Made in Canada
Last month my husband, children, and I made the long drive back to the prairies to see family and friends, and to visit places we never gave ourselves a chance to visit before. We came across this little ashtray in my Mother- and Father-in-law’s garage, in a box of odds and ends that my husband’s grandmother was giving away.
I was immediately attracted to the typography — the contrast between the energetic script and the bold sans serif — but also to the quirkiness of the balance (or unbalance, depending on whether you are a glass-half-empty kind of person) of the script over the sans serif type, and the awkward spacing between the capital S and the proceeding ‘o’. There is also the imperfection of the hand-painted green trim, which indicates (as Ruskin tells us) dignity, freedom, and humanity.
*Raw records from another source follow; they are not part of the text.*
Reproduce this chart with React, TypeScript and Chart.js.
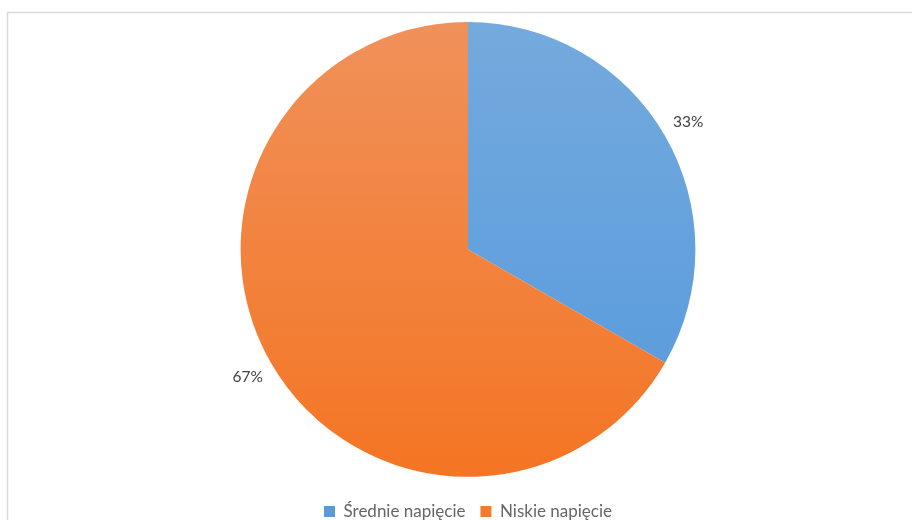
import React, { useEffect, useRef } from "react";
import { Chart, registerables } from "chart.js";

Chart.register(...registerables);

const categories = ["Średnie napięcie", "Niskie napięcie"];
const values = [33.3, 66.7];
const topColors = ["#74aadd", "#f0915a"];
const bottomColors = ["#5599dd", "#f47523"];
const legendColors = ["#5b9bd5", "#ed7d31"];

const framePlugin = {
  id: "frame",
  beforeDraw(chart: any) {
    const ctx = chart.ctx;
    ctx.save();
    ctx.fillStyle = "#ffffff";
    ctx.fillRect(0, 0, chart.width, chart.height);
    ctx.strokeStyle = "#d9d9d9";
    ctx.lineWidth = 1.5;
    ctx.strokeRect(7.5, 12.5, 1200, 1200);
    ctx.restore();
  },
};

const pctPlugin = {
  id: "pctLabels",
  afterDatasetsDraw(chart: any) {
    const ctx = chart.ctx;
    const meta = chart.getDatasetMeta(0);
    const data = chart.data.datasets[0].data as number[];
    const total = data.reduce((a, b) => a + b, 0);
    ctx.save();
    ctx.font = "15.5px Lato, 'Open Sans', sans-serif";
    ctx.fillStyle = "#404040";
    ctx.textAlign = "center";
    ctx.textBaseline = "middle";
    meta.data.forEach((arc: any, i: number) => {
      const p = arc.getProps(["x", "y", "startAngle", "endAngle", "outerRadius"], true);
      const mid = (p.startAngle + p.endAngle) / 2;
      const r = p.outerRadius + 27;
      const x = p.x + Math.cos(mid) * r;
      const y = p.y + Math.sin(mid) * r;
      ctx.fillText(Math.round((data[i] / total) * 100) + "%", x, y);
    });
    ctx.restore();
  },
};

export default function App() {
  const ref = useRef<HTMLCanvasElement>(null);
  useEffect(() => {
    if (!ref.current) return;
    const grad = (c: any) => {
      const chart = c.chart;
      const i = c.dataIndex ?? 0;
      const area = chart.chartArea;
      if (!area) return bottomColors[i];
      const g = chart.ctx.createLinearGradient(0, area.top, 0, area.bottom);
      g.addColorStop(0, topColors[i]);
      g.addColorStop(1, bottomColors[i]);
      return g;
    };
    const chart = new Chart(ref.current, {
      type: "pie",
      data: {
        labels: categories,
        datasets: [
          {
            data: values,
            backgroundColor: grad as any,
            borderColor: "#ffffff",
            borderWidth: 0,
          },
        ],
      },
      options: {
        animation: false,
        responsive: true,
        maintainAspectRatio: false,
        layout: { padding: { top: 22, left: 24, right: 0, bottom: -10 } },
        plugins: {
          legend: {
            position: "bottom",
            title: {
              display: true,
              text: "",
              font: { size: 1 },
              padding: { top: 5, bottom: 5 },
            },
            labels: {
              boxWidth: 11,
              boxHeight: 11,
              padding: 15,
              color: "#404040",
              font: { family: "Lato, 'Open Sans', sans-serif", size: 17 },
              generateLabels: () =>
                categories.map((t, i) => ({
                  text: t,
                  fillStyle: legendColors[i],
                  strokeStyle: legendColors[i],
                  lineWidth: 0,
                  hidden: false,
                  index: i,
                  datasetIndex: 0,
                })),
            },
          },
          tooltip: { enabled: false },
        },
      },
      plugins: [framePlugin, pctPlugin],
    });
    return () => chart.destroy();
  }, []);
  return (
    <div style={{ position: "fixed", left: 0, top: 0, width: 912, height: 520 }}>
      <canvas ref={ref} />
    </div>
  );
}
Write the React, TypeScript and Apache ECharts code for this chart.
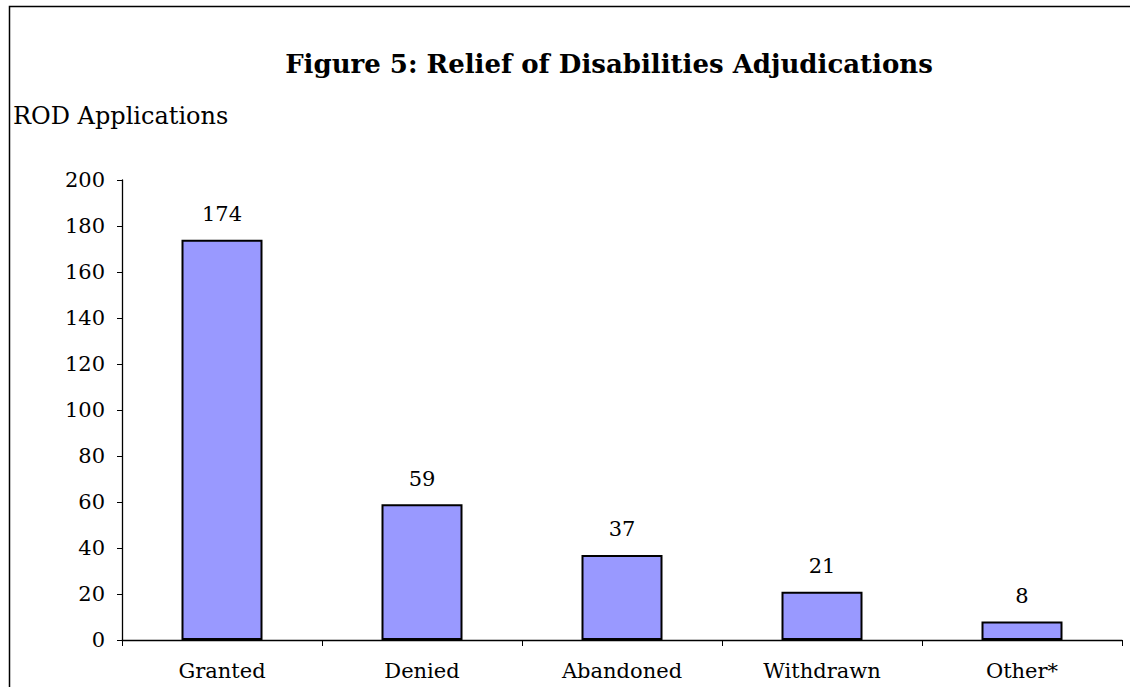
import React, { useEffect, useRef } from "react";
import * as echarts from "echarts";

const categories = ["Granted", "Denied", "Abandoned", "Withdrawn", "Other*"];
const values = [174, 59, 37, 21, 8];
const titleText = "Figure 5: Relief of Disabilities Adjudications";
const yAxisTitle = "ROD Applications";

const FONT = "DejaVu Serif";

export default function App() {
  const ref = useRef<HTMLDivElement>(null);
  useEffect(() => {
    const chart = echarts.init(ref.current!, null, { renderer: "svg" });
    chart.setOption({
      animation: false,
      backgroundColor: "#ffffff",
      textStyle: { fontFamily: FONT },
      title: {
        text: titleText,
        left: 604,
        top: 46,
        textAlign: "center",
        textStyle: { fontFamily: FONT, fontWeight: "bold", fontSize: 26, color: "#000" },
      },
      graphic: [
        {
          type: "polyline",
          shape: { points: [[9.5, 687], [9.5, 6.5], [1130, 6.5]] },
          style: { stroke: "#000", lineWidth: 1.5, fill: "none" },
        },
        {
          type: "text",
          left: 13,
          top: 104,
          style: { text: yAxisTitle, font: `24px '${FONT}'`, fill: "#000" },
        },
      ],
      grid: { left: 122, right: 8, top: 180, bottom: 47, containLabel: false },
      xAxis: {
        type: "category",
        data: categories,
        axisLine: { lineStyle: { color: "#000", width: 1.3 } },
        axisTick: { show: true, length: 6, lineStyle: { color: "#000" } },
        axisLabel: { color: "#000", fontFamily: FONT, fontSize: 21, margin: 20 },
      },
      yAxis: {
        type: "value",
        min: 0,
        max: 200,
        interval: 20,
        splitLine: { show: false },
        axisLine: { show: true, lineStyle: { color: "#000", width: 1.3 } },
        axisTick: { show: true, length: 5, lineStyle: { color: "#000" } },
        axisLabel: { color: "#000", fontFamily: FONT, fontSize: 21, margin: 17 },
      },
      series: [
        {
          type: "bar",
          data: values,
          barWidth: "40.5%",
          itemStyle: { color: "#9999FF", borderColor: "#000", borderWidth: 2 },
          label: {
            show: true,
            position: "top",
            distance: 15,
            color: "#000",
            fontFamily: FONT,
            fontSize: 21,
          },
        },
      ],
    });
    return () => chart.dispose();
  }, []);
  return (
    <div
      ref={ref}
      style={{ position: "absolute", left: 0, top: 0, width: 1130, height: 687 }}
    />
  );
}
A dignified ashtray!
The imperfections extend to the type as well. To my knowledge, most inexpensive pottery used water-soluble decals to transfer type and graphics, but based on the tiny counterforms in the sans serif ‘A’ and the smudging of ‘SASK.’ I am guessing that this type was silkscreened onto the pottery, and the ink bled somewhat.
Despite the lofty designation I’ve given this ashtray, I should emphasize that this is really an inexpensive (ie. cheap) souvenir, bought some time in the mid 20th century. Like so many souvenirs of its time, it displays a cheeky visual vocabulary, reading like a roadside diner cup and saucer all perky and bright. Based on the type on its bottom, however, it proves to truly be a relic of a time we are leaving behind.
I can’t find any information to tell me where in Canada this ashtray would be produced (googling “Delac” only gets me references to lakes in French). Unlike Medalta Potteries in Alberta, determined to preserve its history and physical presence in Canadian material culture, this manufacturer is not on the radar. And reading “produced in Canada” immediately reminded me of the Pin Controversy from this past late spring, when it was discovered that government-issued Canadian Maple Leaf pins, made for officials to sprinkle around to visitors and to promote Canada… are made in China.
Our Canadian producers of souvenirs and tchotchkes may be disappearing, and this may simply be a sign of world trade and global economy, but it does raise the question of national identity. Souvenirs send a message and, like vials of sand collected from beaches or photographs of families huddled together in front of monuments, this message simply states “I was there”. It implies an experience was had. (In the case of our little ashtray, it also reveals some habits people are less likely to brag about today.) Does having a foreign-made souvenir change this message? Does it change the value of the object?
Come to think of it, does anyone collect souvenirs anymore?